Iranian journalist and editor

Nazenin Ansari (نازنین انصاری) is an Iranian journalist, managing editor of Kayhan London (کیهان لندن), a weekly Persian-language digital newspaper based in London, covering Iran's politics, economy, society, environment and culture, and their impact on the international scene. Critical of the Islamic government of Iran, Kayhan London is not to be confused with the Tehran based official Iranian newspaper Kayhan. She also heads Kayhan London's sister English-language media outlet Kayhan Life and produced a series for the Persian-language entertainment channel Manoto.

Ansari was a London correspondent for Voice of America's Persian News Network until July 2009. She served as President (2007–2009) and Vice-President (2009–2012) of The Foreign Press Association London.

== Early life ==
Ansari received her higher education in the US, with a BA in Public Affairs and Government from George Washington University and an MA in International Relations and Comparative Politics from Georgetown University.

She is a regular panelist on BBC News's Dateline London programme, and provides news analysis about Iran on BBC Radio 4, CNN International, Sky News and Al-Jazeera. She also contributes on the OpenDemocracy website.

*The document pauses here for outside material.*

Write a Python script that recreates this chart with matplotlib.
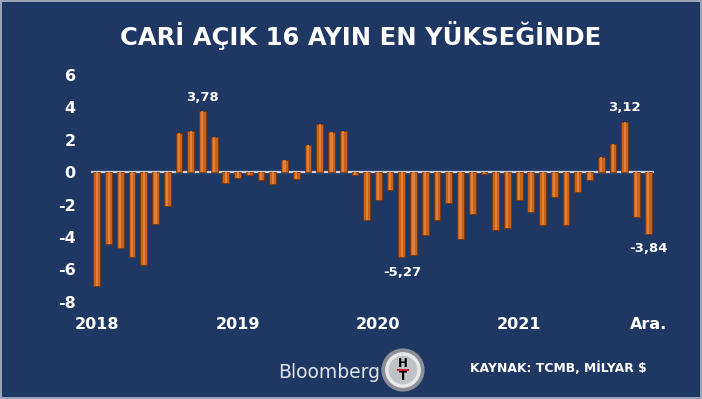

Ansari has worked with and been a member of a number of Iranian educational and charitable foundations, including Friends of Persian, the Friends of Persian Language Society, Benefactors of Kahrizak, the Iran Heritage Foundation, the Popli Khalatbari Foundation, the Mihan Foundation, the Persia Educational Foundation and Magic of Persia. She is a member of Chatham House and the International Institute for Strategic Studies, and sits on the Board of Trustees of Encyclopædia Iranica.

==Personal life==
Ansari was married to the British-Iranian billionaire Farhad Moshiri, and they have two children. She lives in London, while Moshiri lives in Monaco.

The ex-couple’s daughter Azadeh is a regular newsreader for BBC World News.